-- Start Records shown --

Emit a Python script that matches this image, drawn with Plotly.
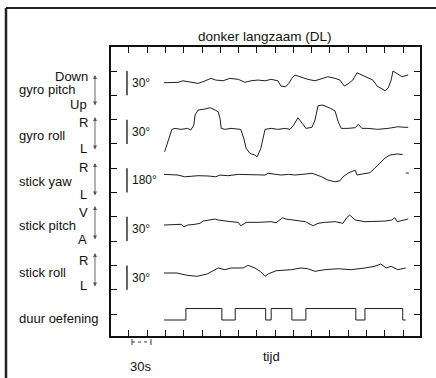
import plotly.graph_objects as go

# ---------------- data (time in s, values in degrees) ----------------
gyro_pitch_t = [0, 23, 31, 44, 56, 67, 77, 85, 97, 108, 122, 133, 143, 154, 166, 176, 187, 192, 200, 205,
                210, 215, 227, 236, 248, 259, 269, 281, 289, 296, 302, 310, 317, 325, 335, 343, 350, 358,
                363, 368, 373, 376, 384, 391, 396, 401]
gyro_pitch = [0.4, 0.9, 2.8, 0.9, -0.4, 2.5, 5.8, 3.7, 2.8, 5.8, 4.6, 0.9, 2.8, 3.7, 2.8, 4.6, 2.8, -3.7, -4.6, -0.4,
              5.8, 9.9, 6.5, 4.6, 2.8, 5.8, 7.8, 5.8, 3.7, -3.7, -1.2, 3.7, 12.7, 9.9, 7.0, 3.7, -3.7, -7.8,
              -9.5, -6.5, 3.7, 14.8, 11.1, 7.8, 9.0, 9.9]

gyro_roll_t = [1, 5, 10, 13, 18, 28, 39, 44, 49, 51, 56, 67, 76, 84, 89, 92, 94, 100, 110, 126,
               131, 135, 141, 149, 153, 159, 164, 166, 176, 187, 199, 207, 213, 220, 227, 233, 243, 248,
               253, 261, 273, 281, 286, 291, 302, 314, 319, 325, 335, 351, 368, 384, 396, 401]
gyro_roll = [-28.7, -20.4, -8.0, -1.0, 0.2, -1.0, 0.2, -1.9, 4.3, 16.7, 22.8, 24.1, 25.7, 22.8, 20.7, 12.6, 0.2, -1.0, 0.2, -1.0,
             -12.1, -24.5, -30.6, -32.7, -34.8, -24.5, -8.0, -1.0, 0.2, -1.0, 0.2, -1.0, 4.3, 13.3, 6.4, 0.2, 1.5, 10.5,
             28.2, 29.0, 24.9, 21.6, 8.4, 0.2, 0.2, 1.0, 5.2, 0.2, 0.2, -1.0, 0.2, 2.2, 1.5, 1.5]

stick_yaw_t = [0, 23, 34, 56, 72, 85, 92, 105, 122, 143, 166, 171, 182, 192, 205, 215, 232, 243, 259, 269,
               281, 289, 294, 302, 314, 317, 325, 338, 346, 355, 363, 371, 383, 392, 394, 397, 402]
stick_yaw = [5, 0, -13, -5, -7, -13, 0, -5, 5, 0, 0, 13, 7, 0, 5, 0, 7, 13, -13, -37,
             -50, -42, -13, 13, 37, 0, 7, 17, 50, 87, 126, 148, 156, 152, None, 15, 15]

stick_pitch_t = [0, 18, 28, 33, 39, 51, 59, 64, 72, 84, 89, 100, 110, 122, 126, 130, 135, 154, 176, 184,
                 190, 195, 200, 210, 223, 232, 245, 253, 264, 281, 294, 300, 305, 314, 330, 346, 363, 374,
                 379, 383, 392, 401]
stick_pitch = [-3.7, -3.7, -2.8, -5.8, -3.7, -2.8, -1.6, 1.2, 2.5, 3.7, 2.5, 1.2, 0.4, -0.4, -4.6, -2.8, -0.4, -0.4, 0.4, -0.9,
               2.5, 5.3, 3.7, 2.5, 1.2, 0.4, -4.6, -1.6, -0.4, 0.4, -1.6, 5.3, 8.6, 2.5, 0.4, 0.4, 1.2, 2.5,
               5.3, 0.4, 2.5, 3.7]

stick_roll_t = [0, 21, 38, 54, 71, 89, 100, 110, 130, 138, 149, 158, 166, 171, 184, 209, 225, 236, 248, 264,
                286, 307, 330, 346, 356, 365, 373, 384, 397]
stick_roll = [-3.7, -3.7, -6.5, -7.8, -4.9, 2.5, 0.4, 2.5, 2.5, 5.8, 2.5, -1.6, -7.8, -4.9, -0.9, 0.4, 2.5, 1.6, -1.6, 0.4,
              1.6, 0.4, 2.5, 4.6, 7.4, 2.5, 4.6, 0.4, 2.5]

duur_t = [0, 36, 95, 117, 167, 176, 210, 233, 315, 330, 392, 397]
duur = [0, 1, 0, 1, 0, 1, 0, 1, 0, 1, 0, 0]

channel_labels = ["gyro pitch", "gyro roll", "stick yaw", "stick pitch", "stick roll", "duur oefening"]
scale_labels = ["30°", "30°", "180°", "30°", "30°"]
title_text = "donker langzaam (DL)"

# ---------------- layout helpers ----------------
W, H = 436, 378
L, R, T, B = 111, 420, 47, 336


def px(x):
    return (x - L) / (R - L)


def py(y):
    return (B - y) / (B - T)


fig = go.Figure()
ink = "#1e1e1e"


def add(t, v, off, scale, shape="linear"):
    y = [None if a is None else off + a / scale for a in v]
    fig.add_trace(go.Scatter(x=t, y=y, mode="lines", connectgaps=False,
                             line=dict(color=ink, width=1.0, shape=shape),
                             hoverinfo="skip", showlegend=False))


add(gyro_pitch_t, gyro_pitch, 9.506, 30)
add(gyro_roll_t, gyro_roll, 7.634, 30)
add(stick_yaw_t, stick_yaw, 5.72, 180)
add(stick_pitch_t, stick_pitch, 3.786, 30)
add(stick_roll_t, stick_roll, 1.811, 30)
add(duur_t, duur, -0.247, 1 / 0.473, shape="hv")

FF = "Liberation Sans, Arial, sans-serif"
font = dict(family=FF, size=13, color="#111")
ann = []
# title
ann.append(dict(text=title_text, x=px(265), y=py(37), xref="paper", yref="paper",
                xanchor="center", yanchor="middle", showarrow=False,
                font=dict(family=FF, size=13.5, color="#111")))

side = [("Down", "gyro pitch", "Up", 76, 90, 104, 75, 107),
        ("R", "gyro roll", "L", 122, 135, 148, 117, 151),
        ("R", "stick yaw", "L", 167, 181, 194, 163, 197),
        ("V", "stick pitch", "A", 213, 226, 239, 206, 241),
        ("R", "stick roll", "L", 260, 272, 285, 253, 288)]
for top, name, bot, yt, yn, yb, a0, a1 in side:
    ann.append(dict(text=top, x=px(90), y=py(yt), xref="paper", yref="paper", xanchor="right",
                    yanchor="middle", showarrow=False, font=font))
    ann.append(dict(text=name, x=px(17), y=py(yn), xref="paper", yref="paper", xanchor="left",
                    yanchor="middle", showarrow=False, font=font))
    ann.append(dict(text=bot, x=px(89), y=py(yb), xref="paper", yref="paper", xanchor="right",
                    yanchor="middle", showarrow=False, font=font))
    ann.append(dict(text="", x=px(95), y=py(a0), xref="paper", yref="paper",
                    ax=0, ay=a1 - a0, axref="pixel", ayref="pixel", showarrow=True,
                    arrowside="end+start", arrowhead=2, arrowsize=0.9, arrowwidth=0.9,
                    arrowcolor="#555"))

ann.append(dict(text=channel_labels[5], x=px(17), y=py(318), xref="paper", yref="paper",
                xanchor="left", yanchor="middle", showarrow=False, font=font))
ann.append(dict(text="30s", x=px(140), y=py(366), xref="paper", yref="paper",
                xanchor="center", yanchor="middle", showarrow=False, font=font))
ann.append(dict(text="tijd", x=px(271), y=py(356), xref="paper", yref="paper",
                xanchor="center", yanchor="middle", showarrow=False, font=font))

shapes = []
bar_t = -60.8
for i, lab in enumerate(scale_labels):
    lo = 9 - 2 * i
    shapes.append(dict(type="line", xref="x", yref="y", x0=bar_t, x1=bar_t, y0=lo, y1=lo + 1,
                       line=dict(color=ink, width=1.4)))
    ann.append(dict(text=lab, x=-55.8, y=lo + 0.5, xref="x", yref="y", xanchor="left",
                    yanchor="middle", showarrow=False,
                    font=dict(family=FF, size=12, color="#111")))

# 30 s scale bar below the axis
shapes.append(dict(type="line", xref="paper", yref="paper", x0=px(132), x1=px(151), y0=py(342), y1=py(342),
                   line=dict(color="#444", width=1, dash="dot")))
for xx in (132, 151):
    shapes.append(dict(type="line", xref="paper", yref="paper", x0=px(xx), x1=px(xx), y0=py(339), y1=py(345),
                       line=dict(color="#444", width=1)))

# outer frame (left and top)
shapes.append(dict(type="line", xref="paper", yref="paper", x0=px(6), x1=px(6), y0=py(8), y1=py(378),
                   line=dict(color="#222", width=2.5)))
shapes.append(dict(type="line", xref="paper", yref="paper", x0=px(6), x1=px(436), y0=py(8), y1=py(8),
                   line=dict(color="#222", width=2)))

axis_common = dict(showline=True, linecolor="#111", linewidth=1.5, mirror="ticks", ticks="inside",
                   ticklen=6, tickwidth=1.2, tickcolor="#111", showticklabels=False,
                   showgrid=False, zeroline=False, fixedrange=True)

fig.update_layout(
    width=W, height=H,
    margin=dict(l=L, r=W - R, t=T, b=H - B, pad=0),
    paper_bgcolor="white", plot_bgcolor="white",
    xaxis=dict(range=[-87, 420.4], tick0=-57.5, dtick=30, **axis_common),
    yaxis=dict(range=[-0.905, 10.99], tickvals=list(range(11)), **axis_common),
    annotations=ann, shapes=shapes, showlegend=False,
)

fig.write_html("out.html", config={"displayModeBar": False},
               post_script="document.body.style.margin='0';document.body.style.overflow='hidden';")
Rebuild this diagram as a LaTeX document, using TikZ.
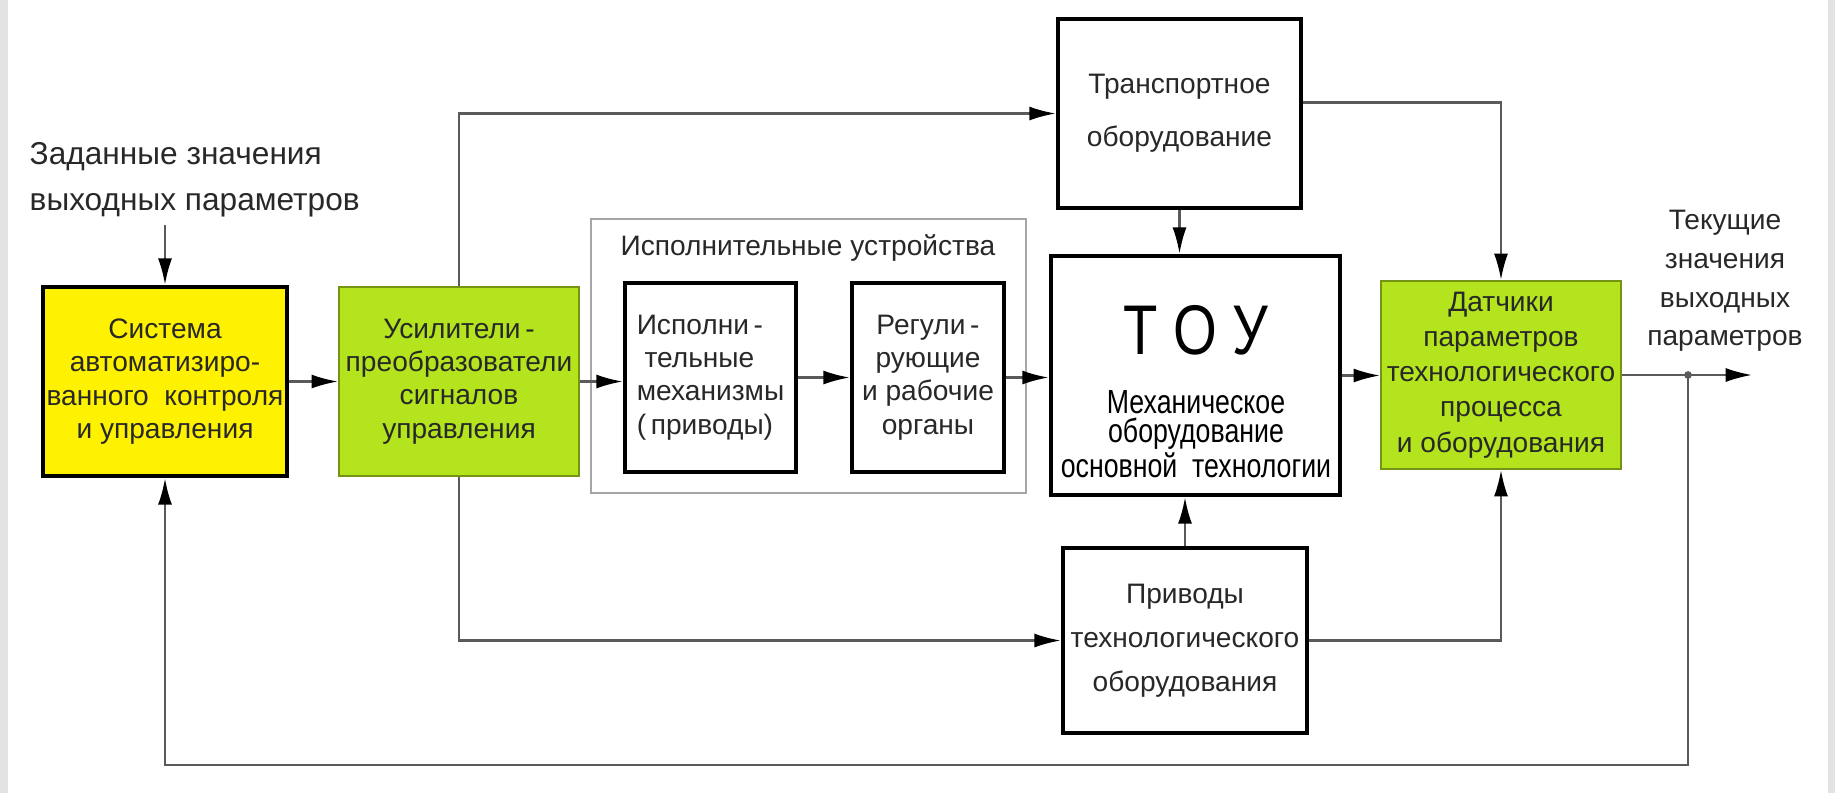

-- End Records shown --

What you are asked to do – Only the lines from the start of the records to the line with "import plotly.graph_objects as go" belong in the copy. Print them exactly, minus pictures.

Reply –
Emit a Python script that matches this image, drawn with Plotly.
import plotly.graph_objects as go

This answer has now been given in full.